Search the listing below for the string "matplotlib" and copy every line where it occurs.

Material for this exercise
## BEGIN

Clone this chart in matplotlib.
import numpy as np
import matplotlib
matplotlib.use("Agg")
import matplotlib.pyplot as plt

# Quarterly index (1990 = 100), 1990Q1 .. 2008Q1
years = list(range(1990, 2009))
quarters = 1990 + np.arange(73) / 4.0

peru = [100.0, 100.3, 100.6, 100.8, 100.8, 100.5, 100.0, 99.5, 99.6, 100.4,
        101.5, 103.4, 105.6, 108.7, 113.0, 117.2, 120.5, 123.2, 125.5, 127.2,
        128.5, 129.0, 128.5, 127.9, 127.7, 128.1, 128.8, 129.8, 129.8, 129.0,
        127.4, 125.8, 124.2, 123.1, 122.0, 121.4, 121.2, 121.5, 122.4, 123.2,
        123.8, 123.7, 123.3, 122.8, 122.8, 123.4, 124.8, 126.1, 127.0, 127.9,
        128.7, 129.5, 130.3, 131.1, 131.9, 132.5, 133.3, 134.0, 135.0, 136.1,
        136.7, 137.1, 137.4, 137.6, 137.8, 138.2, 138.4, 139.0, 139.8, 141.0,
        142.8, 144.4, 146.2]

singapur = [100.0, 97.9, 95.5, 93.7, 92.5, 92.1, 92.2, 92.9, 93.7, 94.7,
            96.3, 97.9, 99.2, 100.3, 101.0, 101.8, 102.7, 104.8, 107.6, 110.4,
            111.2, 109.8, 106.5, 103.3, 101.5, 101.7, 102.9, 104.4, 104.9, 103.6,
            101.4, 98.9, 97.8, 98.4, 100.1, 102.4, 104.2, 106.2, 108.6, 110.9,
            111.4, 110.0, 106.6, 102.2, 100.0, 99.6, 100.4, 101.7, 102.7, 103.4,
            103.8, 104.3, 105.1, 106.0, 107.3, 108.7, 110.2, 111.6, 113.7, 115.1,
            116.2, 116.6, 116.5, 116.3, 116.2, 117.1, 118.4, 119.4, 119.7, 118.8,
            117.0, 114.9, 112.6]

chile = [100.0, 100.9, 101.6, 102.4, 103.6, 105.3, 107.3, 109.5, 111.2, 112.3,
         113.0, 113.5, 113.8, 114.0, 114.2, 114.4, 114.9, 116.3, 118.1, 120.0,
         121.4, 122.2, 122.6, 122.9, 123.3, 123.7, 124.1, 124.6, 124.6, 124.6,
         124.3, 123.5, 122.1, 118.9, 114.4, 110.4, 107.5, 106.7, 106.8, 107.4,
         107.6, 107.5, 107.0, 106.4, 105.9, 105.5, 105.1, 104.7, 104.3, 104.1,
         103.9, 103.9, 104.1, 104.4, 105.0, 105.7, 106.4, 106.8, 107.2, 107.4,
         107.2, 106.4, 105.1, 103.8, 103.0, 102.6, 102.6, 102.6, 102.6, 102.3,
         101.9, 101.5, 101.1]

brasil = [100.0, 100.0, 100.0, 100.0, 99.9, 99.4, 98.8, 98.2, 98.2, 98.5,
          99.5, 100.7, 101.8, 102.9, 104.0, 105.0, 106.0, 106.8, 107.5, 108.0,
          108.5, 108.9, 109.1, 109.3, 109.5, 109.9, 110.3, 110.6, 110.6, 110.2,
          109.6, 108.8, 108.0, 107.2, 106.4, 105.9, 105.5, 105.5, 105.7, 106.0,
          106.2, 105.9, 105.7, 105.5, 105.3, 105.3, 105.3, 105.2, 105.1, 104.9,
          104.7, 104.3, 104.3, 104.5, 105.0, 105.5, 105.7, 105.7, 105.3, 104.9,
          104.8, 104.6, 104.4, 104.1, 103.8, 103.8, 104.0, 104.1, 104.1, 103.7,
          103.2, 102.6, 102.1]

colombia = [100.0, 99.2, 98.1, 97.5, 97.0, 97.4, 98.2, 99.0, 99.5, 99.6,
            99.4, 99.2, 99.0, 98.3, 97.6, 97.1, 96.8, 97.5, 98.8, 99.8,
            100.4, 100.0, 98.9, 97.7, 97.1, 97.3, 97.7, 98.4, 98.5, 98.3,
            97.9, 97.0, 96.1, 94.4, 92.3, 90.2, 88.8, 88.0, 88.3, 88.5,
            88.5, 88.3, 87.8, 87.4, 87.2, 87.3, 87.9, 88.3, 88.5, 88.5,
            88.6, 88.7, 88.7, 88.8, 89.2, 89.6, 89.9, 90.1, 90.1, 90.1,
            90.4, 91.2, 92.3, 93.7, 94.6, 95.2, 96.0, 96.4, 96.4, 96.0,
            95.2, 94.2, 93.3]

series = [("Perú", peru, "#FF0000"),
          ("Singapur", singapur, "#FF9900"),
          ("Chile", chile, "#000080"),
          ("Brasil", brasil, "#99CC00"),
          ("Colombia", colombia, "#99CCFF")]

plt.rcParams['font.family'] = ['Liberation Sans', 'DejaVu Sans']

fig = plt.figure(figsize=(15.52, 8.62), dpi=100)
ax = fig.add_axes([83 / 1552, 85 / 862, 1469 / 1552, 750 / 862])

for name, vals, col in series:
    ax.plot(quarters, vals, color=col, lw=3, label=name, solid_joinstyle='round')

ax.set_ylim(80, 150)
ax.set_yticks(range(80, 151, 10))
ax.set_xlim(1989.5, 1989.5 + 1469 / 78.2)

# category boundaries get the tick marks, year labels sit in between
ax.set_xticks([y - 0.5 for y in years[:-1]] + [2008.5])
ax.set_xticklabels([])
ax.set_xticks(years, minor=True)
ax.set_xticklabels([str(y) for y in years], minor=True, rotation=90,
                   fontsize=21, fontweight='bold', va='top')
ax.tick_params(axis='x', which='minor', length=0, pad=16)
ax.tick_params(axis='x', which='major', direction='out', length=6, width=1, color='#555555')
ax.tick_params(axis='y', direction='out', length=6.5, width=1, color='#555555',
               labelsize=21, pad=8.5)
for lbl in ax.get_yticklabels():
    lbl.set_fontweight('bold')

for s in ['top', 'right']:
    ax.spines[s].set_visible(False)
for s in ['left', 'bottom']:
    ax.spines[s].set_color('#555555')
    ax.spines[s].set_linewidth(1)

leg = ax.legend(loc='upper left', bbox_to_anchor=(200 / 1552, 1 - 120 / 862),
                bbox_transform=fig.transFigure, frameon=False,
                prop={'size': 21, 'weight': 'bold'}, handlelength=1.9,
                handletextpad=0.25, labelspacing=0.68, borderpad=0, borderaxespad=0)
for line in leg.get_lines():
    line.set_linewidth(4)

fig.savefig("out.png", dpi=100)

## END
## BEGIN

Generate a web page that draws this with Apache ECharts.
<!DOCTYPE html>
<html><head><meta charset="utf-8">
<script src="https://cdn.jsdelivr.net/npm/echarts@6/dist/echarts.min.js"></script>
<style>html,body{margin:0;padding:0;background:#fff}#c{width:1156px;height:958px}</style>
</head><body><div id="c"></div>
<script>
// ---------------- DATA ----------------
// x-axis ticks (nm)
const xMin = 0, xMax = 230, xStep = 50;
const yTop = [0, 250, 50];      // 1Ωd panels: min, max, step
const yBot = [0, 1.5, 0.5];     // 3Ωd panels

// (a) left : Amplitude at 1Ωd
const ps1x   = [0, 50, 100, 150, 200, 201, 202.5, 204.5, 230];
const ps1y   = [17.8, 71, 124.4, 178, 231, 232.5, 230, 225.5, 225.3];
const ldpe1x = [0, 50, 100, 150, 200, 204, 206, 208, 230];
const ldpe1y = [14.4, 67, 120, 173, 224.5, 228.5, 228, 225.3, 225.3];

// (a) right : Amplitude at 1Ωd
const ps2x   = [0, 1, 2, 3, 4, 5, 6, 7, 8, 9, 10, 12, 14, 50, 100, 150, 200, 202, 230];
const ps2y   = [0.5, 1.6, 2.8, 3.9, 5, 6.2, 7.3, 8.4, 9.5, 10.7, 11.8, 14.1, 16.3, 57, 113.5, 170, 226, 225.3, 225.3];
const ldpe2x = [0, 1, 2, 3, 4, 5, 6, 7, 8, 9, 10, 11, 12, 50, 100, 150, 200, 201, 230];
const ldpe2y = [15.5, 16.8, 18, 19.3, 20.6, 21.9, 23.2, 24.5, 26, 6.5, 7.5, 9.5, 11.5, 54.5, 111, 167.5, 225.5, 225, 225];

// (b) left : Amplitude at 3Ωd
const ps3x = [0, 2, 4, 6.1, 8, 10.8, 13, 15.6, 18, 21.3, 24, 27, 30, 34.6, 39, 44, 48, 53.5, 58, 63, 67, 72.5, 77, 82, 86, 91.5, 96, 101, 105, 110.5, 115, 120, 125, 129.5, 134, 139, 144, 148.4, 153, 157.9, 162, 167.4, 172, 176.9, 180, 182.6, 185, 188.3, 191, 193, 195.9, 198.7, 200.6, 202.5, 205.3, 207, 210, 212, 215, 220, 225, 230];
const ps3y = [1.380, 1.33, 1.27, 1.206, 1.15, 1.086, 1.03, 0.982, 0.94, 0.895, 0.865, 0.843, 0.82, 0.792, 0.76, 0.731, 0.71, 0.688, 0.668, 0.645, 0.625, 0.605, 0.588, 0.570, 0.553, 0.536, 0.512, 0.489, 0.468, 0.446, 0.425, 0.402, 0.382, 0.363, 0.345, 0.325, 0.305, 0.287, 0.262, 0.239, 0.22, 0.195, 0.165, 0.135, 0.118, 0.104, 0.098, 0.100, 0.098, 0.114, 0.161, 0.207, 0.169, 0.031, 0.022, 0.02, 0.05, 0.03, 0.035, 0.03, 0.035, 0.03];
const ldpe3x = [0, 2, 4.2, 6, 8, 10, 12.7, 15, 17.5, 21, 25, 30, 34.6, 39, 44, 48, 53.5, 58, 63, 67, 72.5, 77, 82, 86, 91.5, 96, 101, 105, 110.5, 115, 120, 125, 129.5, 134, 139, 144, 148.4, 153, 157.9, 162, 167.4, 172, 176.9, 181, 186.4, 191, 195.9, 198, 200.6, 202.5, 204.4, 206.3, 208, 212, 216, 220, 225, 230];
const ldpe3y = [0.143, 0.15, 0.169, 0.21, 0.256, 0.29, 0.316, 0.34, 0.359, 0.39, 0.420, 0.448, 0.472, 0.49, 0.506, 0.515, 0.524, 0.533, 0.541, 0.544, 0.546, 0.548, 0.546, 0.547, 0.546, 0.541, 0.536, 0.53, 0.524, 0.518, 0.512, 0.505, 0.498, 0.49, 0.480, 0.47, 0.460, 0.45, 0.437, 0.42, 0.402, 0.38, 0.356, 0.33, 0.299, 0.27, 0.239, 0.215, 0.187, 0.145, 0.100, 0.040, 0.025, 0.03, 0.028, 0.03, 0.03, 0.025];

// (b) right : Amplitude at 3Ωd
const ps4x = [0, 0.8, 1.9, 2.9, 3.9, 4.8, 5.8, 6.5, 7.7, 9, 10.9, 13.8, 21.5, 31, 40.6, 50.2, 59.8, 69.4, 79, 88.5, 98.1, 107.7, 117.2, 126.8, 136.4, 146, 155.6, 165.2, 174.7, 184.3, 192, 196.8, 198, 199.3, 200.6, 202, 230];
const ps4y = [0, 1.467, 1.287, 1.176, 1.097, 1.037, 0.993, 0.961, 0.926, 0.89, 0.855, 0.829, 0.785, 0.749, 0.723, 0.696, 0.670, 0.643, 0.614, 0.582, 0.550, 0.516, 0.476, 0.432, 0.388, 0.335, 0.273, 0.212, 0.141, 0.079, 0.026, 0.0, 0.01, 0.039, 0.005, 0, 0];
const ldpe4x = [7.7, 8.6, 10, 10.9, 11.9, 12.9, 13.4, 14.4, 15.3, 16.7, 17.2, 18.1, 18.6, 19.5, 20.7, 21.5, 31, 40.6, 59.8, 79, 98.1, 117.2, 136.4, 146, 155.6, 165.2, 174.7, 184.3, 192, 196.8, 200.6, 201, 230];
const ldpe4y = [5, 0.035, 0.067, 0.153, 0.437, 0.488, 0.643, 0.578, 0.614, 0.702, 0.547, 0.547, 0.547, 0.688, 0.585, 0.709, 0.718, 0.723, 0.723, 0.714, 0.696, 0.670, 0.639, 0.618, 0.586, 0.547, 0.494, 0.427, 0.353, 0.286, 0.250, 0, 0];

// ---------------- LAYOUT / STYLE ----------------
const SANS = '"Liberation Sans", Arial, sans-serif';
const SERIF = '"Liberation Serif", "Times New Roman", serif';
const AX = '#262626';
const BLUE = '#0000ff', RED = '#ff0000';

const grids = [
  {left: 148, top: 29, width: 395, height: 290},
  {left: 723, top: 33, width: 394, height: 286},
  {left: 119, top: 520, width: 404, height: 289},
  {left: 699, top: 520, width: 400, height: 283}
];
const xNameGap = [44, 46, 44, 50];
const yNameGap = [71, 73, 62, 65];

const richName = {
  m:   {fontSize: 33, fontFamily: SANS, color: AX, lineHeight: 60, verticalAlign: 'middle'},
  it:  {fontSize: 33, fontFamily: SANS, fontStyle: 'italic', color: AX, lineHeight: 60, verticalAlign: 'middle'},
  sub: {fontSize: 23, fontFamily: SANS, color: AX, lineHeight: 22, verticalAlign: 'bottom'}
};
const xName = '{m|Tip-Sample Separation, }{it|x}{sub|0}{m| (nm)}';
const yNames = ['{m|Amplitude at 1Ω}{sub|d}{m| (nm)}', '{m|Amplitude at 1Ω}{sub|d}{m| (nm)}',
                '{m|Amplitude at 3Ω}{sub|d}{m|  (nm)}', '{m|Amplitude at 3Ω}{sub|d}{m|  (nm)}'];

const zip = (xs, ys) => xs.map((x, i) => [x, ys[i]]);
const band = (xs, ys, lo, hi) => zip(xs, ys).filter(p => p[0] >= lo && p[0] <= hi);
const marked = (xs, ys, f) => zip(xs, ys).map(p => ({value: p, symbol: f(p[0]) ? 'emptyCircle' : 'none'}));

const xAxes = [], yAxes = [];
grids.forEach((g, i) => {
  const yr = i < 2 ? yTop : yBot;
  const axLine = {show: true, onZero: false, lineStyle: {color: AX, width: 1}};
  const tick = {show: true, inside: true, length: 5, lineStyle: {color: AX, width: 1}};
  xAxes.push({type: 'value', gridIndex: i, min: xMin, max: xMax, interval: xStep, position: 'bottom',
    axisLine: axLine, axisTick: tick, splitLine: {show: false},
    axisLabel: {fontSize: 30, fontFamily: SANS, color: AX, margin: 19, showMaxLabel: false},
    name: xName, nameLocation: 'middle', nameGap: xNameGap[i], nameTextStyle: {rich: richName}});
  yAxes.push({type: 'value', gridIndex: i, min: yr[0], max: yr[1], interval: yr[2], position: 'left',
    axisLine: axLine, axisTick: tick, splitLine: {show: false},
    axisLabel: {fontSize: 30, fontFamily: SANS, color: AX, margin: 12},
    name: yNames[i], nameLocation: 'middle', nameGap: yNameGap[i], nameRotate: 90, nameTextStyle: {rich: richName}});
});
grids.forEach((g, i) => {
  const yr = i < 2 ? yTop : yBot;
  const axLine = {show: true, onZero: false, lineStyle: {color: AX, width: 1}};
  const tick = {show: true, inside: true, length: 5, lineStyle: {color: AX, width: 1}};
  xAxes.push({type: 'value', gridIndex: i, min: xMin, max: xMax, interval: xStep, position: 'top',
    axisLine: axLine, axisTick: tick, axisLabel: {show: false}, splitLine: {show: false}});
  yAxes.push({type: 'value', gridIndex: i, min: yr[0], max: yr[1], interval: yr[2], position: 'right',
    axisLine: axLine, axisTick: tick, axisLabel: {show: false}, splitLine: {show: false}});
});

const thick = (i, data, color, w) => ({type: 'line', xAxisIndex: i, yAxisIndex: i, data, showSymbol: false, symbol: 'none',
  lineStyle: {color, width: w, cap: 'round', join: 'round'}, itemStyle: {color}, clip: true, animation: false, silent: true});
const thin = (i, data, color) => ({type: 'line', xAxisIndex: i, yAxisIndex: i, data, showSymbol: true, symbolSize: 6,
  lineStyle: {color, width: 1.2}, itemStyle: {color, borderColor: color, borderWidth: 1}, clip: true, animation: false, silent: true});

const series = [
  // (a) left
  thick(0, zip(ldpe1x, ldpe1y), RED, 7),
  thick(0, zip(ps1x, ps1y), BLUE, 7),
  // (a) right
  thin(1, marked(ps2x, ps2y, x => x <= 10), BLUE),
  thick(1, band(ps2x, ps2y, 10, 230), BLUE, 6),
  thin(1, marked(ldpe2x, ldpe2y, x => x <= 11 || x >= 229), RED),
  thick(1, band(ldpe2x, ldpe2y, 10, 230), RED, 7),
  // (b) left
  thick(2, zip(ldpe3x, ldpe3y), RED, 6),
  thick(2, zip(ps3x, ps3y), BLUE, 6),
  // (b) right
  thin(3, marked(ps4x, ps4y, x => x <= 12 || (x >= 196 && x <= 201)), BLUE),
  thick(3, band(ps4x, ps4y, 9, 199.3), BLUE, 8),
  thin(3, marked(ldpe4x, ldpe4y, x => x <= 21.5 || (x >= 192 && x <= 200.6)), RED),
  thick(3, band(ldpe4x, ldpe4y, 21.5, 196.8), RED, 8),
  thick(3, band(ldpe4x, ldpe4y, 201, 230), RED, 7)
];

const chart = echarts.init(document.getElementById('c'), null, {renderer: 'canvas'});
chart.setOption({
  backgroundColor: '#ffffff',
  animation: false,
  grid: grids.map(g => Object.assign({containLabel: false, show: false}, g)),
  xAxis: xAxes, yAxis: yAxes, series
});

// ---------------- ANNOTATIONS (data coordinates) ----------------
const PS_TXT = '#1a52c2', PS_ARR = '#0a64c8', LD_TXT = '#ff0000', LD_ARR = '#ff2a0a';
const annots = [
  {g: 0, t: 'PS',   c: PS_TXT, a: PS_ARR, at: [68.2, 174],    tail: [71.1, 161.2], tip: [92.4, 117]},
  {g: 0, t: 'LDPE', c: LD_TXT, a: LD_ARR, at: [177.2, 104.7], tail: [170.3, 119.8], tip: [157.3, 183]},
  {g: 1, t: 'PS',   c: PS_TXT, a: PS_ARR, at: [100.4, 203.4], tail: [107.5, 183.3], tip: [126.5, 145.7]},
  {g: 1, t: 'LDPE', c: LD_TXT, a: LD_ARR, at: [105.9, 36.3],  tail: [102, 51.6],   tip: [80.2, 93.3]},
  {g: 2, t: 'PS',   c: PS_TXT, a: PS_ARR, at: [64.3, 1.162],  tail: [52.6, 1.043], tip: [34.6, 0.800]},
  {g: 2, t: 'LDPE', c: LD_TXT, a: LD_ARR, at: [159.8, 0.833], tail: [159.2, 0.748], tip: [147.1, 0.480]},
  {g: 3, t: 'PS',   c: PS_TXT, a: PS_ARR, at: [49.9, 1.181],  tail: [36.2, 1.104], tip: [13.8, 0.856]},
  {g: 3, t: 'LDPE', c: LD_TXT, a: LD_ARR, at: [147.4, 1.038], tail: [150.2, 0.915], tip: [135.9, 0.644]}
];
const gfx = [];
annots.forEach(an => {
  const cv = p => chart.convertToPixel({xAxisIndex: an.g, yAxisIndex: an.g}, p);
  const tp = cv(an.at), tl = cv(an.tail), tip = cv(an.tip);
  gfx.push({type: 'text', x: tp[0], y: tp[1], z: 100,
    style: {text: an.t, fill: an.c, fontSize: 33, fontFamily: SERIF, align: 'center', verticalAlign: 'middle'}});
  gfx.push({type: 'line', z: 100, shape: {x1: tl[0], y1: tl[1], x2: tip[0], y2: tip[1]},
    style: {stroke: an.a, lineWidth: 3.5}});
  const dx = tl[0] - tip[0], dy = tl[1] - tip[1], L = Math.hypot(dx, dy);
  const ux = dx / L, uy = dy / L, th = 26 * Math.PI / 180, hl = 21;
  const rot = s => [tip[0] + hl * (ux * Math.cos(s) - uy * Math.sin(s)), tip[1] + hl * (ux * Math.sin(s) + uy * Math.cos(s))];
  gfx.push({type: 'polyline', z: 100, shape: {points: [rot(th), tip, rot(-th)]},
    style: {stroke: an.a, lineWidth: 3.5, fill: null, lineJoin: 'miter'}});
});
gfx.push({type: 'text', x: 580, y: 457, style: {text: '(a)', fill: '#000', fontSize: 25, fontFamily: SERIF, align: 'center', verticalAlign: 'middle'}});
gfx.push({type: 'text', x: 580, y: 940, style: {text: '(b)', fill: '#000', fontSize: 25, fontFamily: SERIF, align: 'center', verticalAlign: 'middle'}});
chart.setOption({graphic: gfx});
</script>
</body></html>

## END
## BEGIN

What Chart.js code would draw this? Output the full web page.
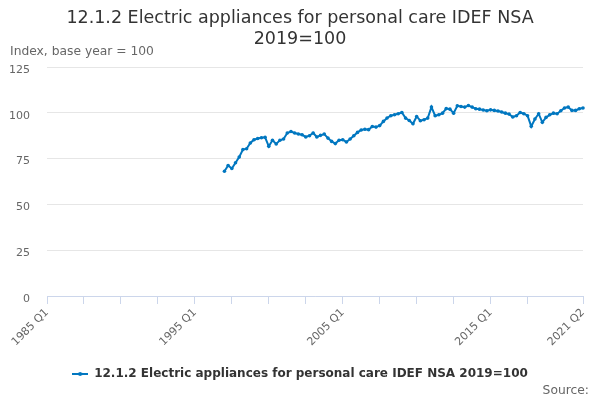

## END

Finished answer
Clone this chart in matplotlib.
import matplotlib
matplotlib.use("Agg")
import matplotlib.pyplot as plt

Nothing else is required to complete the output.